What about how we talk of other people? Throughout the Bible, gossip is roundly condemned—and we can hardly avoid the scriptures emphasizing this. How do we exemplify this principle in their eyes? Moreover, how honest are we? How lovingly do we treat our spouse? Do we take God’s name in vain? Do we keep the Sabbath holy? The challenge with reading the Bible to our children is that as they come to believe what we are teaching them, they will come to measure us by our words of training. Little eyes ultimately see us, for better or worse, as we really are. Teaching our children can actually help us to become, ourselves, the best that we can be.

Living Lessons in Biblical Education

Parental example can and should be a good thing—even one parent’s good example can reinforce the words of the Bible in a powerful way.
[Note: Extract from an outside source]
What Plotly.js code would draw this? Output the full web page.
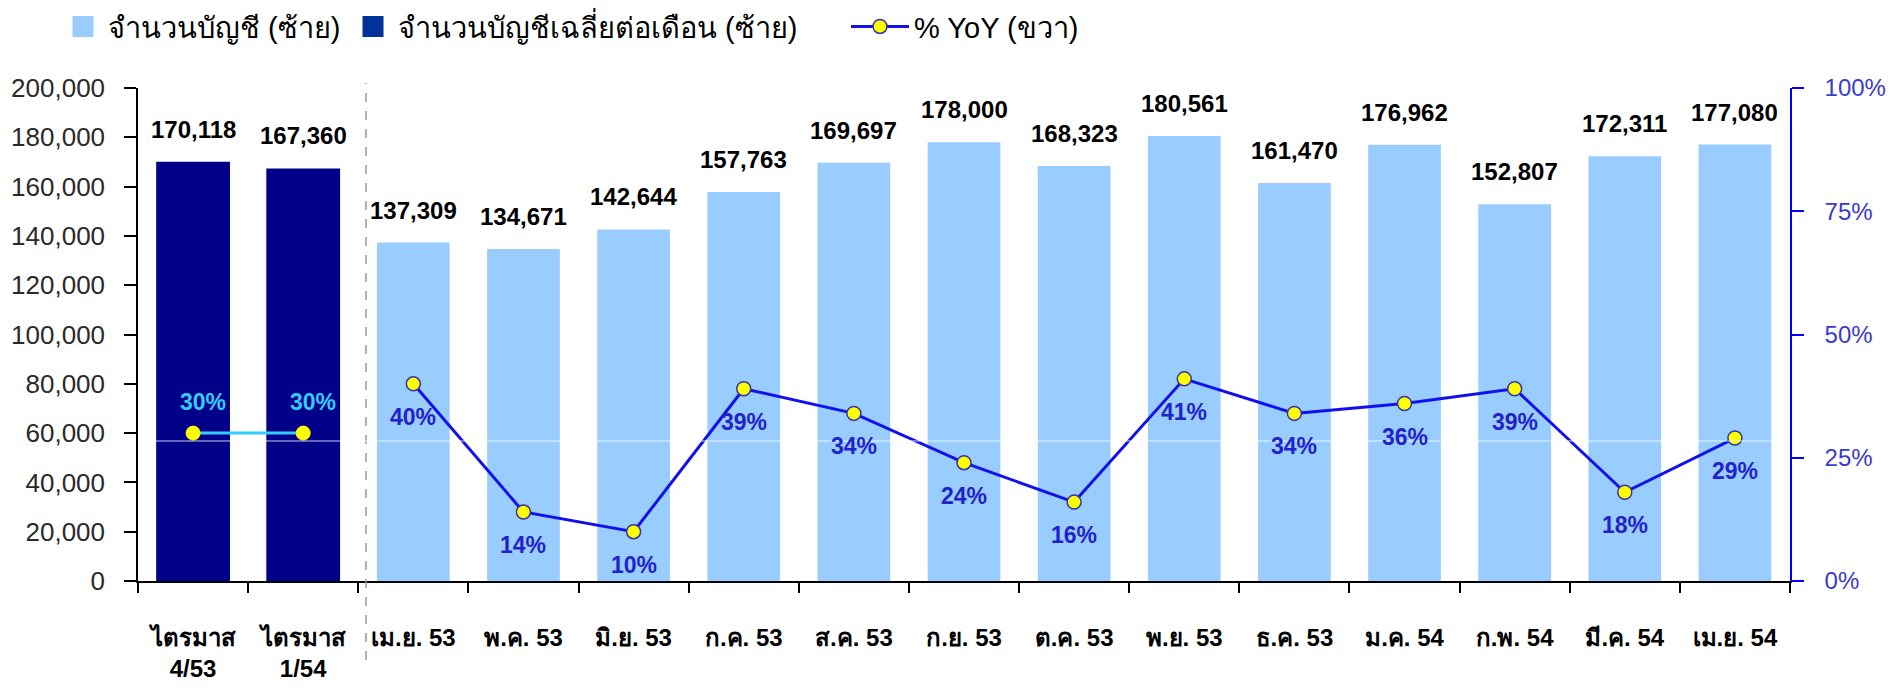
<!DOCTYPE html>
<html>
<head>
<meta charset="utf-8">
<script src="https://cdn.plot.ly/plotly-3.0.1.min.js"></script>
<style>
  html, body { margin: 0; padding: 0; background: #fff; }
  #chart { width: 1890px; height: 699px; }
</style>
</head>
<body>
<div id="chart"></div>
<script>
const categories = ['ไตรมาส<br>4/53', 'ไตรมาส<br>1/54', 'เม.ย. 53', 'พ.ค. 53', 'มิ.ย. 53', 'ก.ค. 53', 'ส.ค. 53',
    'ก.ย. 53', 'ต.ค. 53', 'พ.ย. 53', 'ธ.ค. 53', 'ม.ค. 54', 'ก.พ. 54', 'มี.ค. 54', 'เม.ย. 54'];
const quarterCats = categories.slice(0, 2);
const monthCats = categories.slice(2);

const quarterAccounts = [170118, 167360];
const monthAccounts = [137309, 134671, 142644, 157763, 169697, 178000, 168323, 180561, 161470, 176962, 152807, 172311, 177080];
const quarterYoY = [30, 30];
const monthYoY = [40, 14, 10, 39, 34, 24, 16, 41, 34, 36, 39, 18, 29];

const fmt = v => v.toLocaleString('en-US');
const FONT = 'Liberation Sans, Arial, sans-serif';

const traces = [
    {
        type: 'bar', name: 'จำนวนบัญชี (ซ้าย)', showlegend: false,
        x: monthCats, y: monthAccounts,
        marker: { color: '#99ccff' }, width: 0.66
    },
    {
        type: 'bar', name: 'จำนวนบัญชีเฉลี่ยต่อเดือน (ซ้าย)', showlegend: false,
        x: quarterCats, y: quarterAccounts,
        marker: { color: '#000088' }, width: 0.67
    },
    {
        type: 'scatter', mode: 'lines+markers', name: '% YoY (ขวา)', legend: 'legend3',
        x: monthCats, y: monthYoY, yaxis: 'y2',
        line: { color: '#1111ee', width: 3 },
        marker: { color: '#ffff00', size: 14, line: { color: '#3333aa', width: 1.5 } }
    },
    {
        type: 'scatter', mode: 'lines+markers', showlegend: false,
        x: quarterCats, y: quarterYoY, yaxis: 'y2',
        line: { color: '#33ccff', width: 3 },
        marker: { color: '#ffff00', size: 14, line: { color: '#ffff00', width: 1 } }
    },
    // legend keys with large square swatches
    {
        type: 'scatter', mode: 'markers', name: 'จำนวนบัญชี (ซ้าย)', legend: 'legend',
        x: [null], y: [null], hoverinfo: 'skip',
        marker: { symbol: 'square', size: 26, color: '#99ccff', line: { color: '#99ccff', width: 5 } }
    },
    {
        type: 'scatter', mode: 'markers', name: 'จำนวนบัญชีเฉลี่ยต่อเดือน (ซ้าย)', legend: 'legend2',
        x: [null], y: [null], hoverinfo: 'skip',
        marker: { symbol: 'square', size: 26, color: '#003399', line: { color: '#003399', width: 5 } }
    }
];

const annotations = [];
const allCats = quarterCats.concat(monthCats);
const allAccounts = quarterAccounts.concat(monthAccounts);
allCats.forEach((c, i) => {
    annotations.push({
        x: c, y: allAccounts[i], xref: 'x', yref: 'y', text: fmt(allAccounts[i]), showarrow: false,
        yanchor: 'bottom', yshift: 17,
        font: { family: FONT, size: 24, color: '#000', weight: 'bold' }
    });
});
monthCats.forEach((c, i) => {
    annotations.push({
        x: c, y: monthYoY[i], xref: 'x', yref: 'y2', text: monthYoY[i] + '%', showarrow: false,
        yshift: -33,
        font: { family: FONT, size: 23, color: '#2222cc', weight: 'bold' }
    });
});
quarterCats.forEach((c, i) => {
    annotations.push({
        x: c, y: quarterYoY[i], xref: 'x', yref: 'y2', text: quarterYoY[i] + '%', showarrow: false,
        yshift: 31, xshift: 10,
        font: { family: FONT, size: 23, color: '#33ccff', weight: 'bold' }
    });
});

const legendBase = {
    orientation: 'h', xref: 'container', yref: 'container',
    y: 0.962, xanchor: 'left', yanchor: 'middle',
    font: { size: 29, color: '#000' }, itemwidth: 40, bgcolor: 'rgba(0,0,0,0)'
};

const layout = {
    width: 1890, height: 699,
    margin: { l: 138, r: 100, t: 88, b: 118 },
    paper_bgcolor: '#fff', plot_bgcolor: '#fff',
    font: { family: FONT, color: '#000' },
    barmode: 'overlay',
    showlegend: true,
    legend: Object.assign({}, legendBase, { x: 58 / 1890 }),
    legend2: Object.assign({}, legendBase, { x: 348 / 1890 }),
    legend3: Object.assign({}, legendBase, { x: 846 / 1890, itemwidth: 58 }),
    xaxis: {
        type: 'category', categoryorder: 'array', categoryarray: categories,
        range: [-0.5, 14.5],
        showline: true, linecolor: '#000', linewidth: 1.5,
        ticks: 'outside', ticklen: 10, tickcolor: '#000', tickwidth: 1.5, tickson: 'boundaries',
        ticklabelstandoff: 34,
        tickfont: { size: 24, color: '#000', weight: 'bold' },
        showgrid: false, zeroline: false
    },
    xaxis2: {
        overlaying: 'x', anchor: 'y', range: [-0.5, 14.5], tick0: -0.5, dtick: 1,
        ticks: 'inside', ticklen: 10, tickcolor: '#000', tickwidth: 1.5,
        showticklabels: false, showgrid: false, zeroline: false, showline: false
    },
    yaxis: {
        range: [0, 200000], dtick: 20000, tickformat: ',d',
        showline: true, linecolor: '#000', linewidth: 1.5,
        ticks: 'outside', ticklen: 12, tickcolor: '#000', tickwidth: 1.5,
        ticklabelstandoff: 14,
        tickfont: { size: 26, color: '#2a2a2a' },
        showgrid: false, zeroline: false
    },
    yaxis3: {
        overlaying: 'y', side: 'left', anchor: 'x', range: [0, 200000], dtick: 20000,
        ticks: 'inside', ticklen: 12, tickcolor: '#000', tickwidth: 1.5,
        showticklabels: false, showgrid: false, zeroline: false, showline: false
    },
    yaxis2: {
        overlaying: 'y', side: 'right', anchor: 'x', range: [0, 100], dtick: 25, ticksuffix: '%',
        showline: true, linecolor: '#0000ff', linewidth: 1.5,
        ticks: 'outside', ticklen: 12, tickcolor: '#0000ff', tickwidth: 1.5,
        ticklabelstandoff: 16,
        tickfont: { size: 24, color: '#3a3acc' },
        showgrid: false, zeroline: false
    },
    yaxis4: {
        overlaying: 'y', side: 'right', anchor: 'x', range: [0, 100], dtick: 25,
        ticks: 'inside', ticklen: 12, tickcolor: '#0000ff', tickwidth: 1.5,
        showticklabels: false, showgrid: false, zeroline: false, showline: false
    },
    shapes: [
        {
            type: 'line', xref: 'x', yref: 'paper', x0: 1.57, x1: 1.57, y0: -0.16, y1: 1.01,
            line: { color: '#999', width: 1.5, dash: 'dash' }
        },
        {
            type: 'line', xref: 'paper', yref: 'paper', x0: 0, x1: 1, y0: 0.284, y1: 0.284,
            line: { color: '#ffffff', width: 1 }, opacity: 0.8
        }
    ],
    annotations: annotations
};

Plotly.newPlot('chart', traces, layout, { displayModeBar: false, responsive: false });
</script>
</body>
</html>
When the Apostle Paul wrote to his protégé Timothy, he highlighted the profound faith of Timothy’s mother and grandmother, which left deep impressions on the young man even though his father was evidently not a believer (2 Timothy 1:5).

By getting into the habit of reading the Bible to our children, we lay a groundwork of familiarity with the invaluable principles that will help them become truly successful. As we both encourage and correct our children, and do so without hypocrisy, our words will echo the words that come from our Father, who continually trains us in the way that we should go—and, through us, trains them.